(Exercise description): Go through the listing and set it down exactly, leaving out its pictures.

(Data extract):
** begin **

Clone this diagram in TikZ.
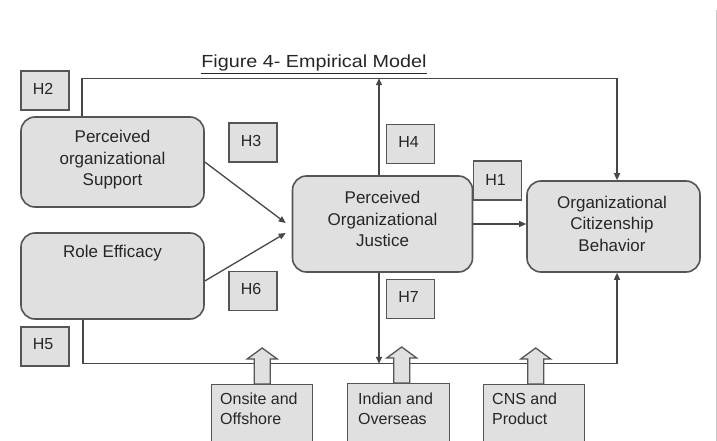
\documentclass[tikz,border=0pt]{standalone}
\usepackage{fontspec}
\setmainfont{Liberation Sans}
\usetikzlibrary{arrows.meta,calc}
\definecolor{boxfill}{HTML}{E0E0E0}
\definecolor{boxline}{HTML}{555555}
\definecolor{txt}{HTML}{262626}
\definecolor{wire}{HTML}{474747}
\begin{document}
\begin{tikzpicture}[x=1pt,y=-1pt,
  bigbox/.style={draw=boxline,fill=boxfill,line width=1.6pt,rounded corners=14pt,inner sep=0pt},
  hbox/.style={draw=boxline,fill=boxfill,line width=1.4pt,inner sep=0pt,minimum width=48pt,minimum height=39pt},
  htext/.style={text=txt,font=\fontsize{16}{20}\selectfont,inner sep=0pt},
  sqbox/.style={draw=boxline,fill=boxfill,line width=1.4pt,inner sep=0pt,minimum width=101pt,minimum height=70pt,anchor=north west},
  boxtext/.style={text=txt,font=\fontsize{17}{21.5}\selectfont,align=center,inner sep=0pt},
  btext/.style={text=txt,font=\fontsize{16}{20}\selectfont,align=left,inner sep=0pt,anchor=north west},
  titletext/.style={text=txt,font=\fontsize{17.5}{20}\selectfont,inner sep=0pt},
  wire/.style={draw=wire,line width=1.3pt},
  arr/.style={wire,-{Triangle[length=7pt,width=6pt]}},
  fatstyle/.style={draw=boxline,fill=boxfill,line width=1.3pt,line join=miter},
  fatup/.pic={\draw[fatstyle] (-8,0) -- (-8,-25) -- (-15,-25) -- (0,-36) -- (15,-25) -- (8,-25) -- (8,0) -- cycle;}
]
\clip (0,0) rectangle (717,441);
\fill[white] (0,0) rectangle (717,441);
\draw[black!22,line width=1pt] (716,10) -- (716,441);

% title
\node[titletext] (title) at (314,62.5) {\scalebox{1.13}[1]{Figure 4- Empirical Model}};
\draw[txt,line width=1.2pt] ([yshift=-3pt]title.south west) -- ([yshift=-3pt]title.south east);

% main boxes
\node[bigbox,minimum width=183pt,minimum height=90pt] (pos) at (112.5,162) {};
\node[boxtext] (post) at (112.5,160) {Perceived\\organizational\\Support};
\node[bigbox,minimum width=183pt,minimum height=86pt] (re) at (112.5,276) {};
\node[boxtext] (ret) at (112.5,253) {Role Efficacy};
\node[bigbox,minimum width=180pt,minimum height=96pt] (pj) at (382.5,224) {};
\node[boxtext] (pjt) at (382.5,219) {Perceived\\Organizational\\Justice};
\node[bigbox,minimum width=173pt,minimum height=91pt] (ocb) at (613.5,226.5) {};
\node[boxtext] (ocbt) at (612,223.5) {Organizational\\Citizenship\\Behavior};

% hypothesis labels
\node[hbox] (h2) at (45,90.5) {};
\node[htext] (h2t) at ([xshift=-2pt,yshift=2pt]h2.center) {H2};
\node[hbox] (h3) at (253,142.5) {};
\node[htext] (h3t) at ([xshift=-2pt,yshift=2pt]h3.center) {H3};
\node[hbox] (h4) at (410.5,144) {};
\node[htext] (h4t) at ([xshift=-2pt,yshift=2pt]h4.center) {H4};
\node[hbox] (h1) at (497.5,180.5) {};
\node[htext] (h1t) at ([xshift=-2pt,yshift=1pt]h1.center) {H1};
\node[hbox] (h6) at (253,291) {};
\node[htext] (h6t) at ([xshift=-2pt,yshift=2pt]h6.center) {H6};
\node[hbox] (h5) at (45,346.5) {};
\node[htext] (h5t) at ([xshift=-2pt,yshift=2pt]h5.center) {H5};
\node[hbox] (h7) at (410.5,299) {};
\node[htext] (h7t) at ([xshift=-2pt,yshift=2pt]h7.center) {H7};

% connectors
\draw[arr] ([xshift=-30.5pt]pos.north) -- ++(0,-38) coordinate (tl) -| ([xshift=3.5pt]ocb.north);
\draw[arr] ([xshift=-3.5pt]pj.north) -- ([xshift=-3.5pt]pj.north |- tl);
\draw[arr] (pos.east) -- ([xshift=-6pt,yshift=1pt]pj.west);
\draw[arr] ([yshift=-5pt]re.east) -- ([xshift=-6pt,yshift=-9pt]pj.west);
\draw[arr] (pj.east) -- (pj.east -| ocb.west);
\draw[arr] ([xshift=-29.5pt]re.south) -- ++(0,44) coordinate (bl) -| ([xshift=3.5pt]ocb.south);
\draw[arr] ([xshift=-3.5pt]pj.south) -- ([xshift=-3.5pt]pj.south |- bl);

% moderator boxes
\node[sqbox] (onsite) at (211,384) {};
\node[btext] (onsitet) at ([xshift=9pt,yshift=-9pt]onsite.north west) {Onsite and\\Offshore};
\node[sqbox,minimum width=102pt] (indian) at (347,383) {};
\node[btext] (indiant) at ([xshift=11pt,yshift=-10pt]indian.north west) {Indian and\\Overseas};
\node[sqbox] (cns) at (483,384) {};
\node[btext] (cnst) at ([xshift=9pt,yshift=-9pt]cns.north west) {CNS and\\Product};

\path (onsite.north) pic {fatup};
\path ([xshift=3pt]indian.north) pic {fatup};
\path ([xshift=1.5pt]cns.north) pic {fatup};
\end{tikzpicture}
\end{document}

** end **

(The completed task):
Clone this diagram in TikZ.
\documentclass[tikz,border=0pt]{standalone}
\usepackage{fontspec}
\setmainfont{Liberation Sans}
\usetikzlibrary{arrows.meta,calc}
\definecolor{boxfill}{HTML}{E0E0E0}
\definecolor{boxline}{HTML}{555555}
\definecolor{txt}{HTML}{262626}
\definecolor{wire}{HTML}{474747}
\begin{document}
\begin{tikzpicture}[x=1pt,y=-1pt,
  bigbox/.style={draw=boxline,fill=boxfill,line width=1.6pt,rounded corners=14pt,inner sep=0pt},
  hbox/.style={draw=boxline,fill=boxfill,line width=1.4pt,inner sep=0pt,minimum width=48pt,minimum height=39pt},
  htext/.style={text=txt,font=\fontsize{16}{20}\selectfont,inner sep=0pt},
  sqbox/.style={draw=boxline,fill=boxfill,line width=1.4pt,inner sep=0pt,minimum width=101pt,minimum height=70pt,anchor=north west},
  boxtext/.style={text=txt,font=\fontsize{17}{21.5}\selectfont,align=center,inner sep=0pt},
  btext/.style={text=txt,font=\fontsize{16}{20}\selectfont,align=left,inner sep=0pt,anchor=north west},
  titletext/.style={text=txt,font=\fontsize{17.5}{20}\selectfont,inner sep=0pt},
  wire/.style={draw=wire,line width=1.3pt},
  arr/.style={wire,-{Triangle[length=7pt,width=6pt]}},
  fatstyle/.style={draw=boxline,fill=boxfill,line width=1.3pt,line join=miter},
  fatup/.pic={\draw[fatstyle] (-8,0) -- (-8,-25) -- (-15,-25) -- (0,-36) -- (15,-25) -- (8,-25) -- (8,0) -- cycle;}
]
\clip (0,0) rectangle (717,441);
\fill[white] (0,0) rectangle (717,441);
\draw[black!22,line width=1pt] (716,10) -- (716,441);

% title
\node[titletext] (title) at (314,62.5) {\scalebox{1.13}[1]{Figure 4- Empirical Model}};
\draw[txt,line width=1.2pt] ([yshift=-3pt]title.south west) -- ([yshift=-3pt]title.south east);

% main boxes
\node[bigbox,minimum width=183pt,minimum height=90pt] (pos) at (112.5,162) {};
\node[boxtext] (post) at (112.5,160) {Perceived\\organizational\\Support};
\node[bigbox,minimum width=183pt,minimum height=86pt] (re) at (112.5,276) {};
\node[boxtext] (ret) at (112.5,253) {Role Efficacy};
\node[bigbox,minimum width=180pt,minimum height=96pt] (pj) at (382.5,224) {};
\node[boxtext] (pjt) at (382.5,219) {Perceived\\Organizational\\Justice};
\node[bigbox,minimum width=173pt,minimum height=91pt] (ocb) at (613.5,226.5) {};
\node[boxtext] (ocbt) at (612,223.5) {Organizational\\Citizenship\\Behavior};

% hypothesis labels
\node[hbox] (h2) at (45,90.5) {};
\node[htext] (h2t) at ([xshift=-2pt,yshift=2pt]h2.center) {H2};
\node[hbox] (h3) at (253,142.5) {};
\node[htext] (h3t) at ([xshift=-2pt,yshift=2pt]h3.center) {H3};
\node[hbox] (h4) at (410.5,144) {};
\node[htext] (h4t) at ([xshift=-2pt,yshift=2pt]h4.center) {H4};
\node[hbox] (h1) at (497.5,180.5) {};
\node[htext] (h1t) at ([xshift=-2pt,yshift=1pt]h1.center) {H1};
\node[hbox] (h6) at (253,291) {};
\node[htext] (h6t) at ([xshift=-2pt,yshift=2pt]h6.center) {H6};
\node[hbox] (h5) at (45,346.5) {};
\node[htext] (h5t) at ([xshift=-2pt,yshift=2pt]h5.center) {H5};
\node[hbox] (h7) at (410.5,299) {};
\node[htext] (h7t) at ([xshift=-2pt,yshift=2pt]h7.center) {H7};

% connectors
\draw[arr] ([xshift=-30.5pt]pos.north) -- ++(0,-38) coordinate (tl) -| ([xshift=3.5pt]ocb.north);
\draw[arr] ([xshift=-3.5pt]pj.north) -- ([xshift=-3.5pt]pj.north |- tl);
\draw[arr] (pos.east) -- ([xshift=-6pt,yshift=1pt]pj.west);
\draw[arr] ([yshift=-5pt]re.east) -- ([xshift=-6pt,yshift=-9pt]pj.west);
\draw[arr] (pj.east) -- (pj.east -| ocb.west);
\draw[arr] ([xshift=-29.5pt]re.south) -- ++(0,44) coordinate (bl) -| ([xshift=3.5pt]ocb.south);
\draw[arr] ([xshift=-3.5pt]pj.south) -- ([xshift=-3.5pt]pj.south |- bl);

% moderator boxes
\node[sqbox] (onsite) at (211,384) {};
\node[btext] (onsitet) at ([xshift=9pt,yshift=-9pt]onsite.north west) {Onsite and\\Offshore};
\node[sqbox,minimum width=102pt] (indian) at (347,383) {};
\node[btext] (indiant) at ([xshift=11pt,yshift=-10pt]indian.north west) {Indian and\\Overseas};
\node[sqbox] (cns) at (483,384) {};
\node[btext] (cnst) at ([xshift=9pt,yshift=-9pt]cns.north west) {CNS and\\Product};

\path (onsite.north) pic {fatup};
\path ([xshift=3pt]indian.north) pic {fatup};
\path ([xshift=1.5pt]cns.north) pic {fatup};
\end{tikzpicture}
\end{document}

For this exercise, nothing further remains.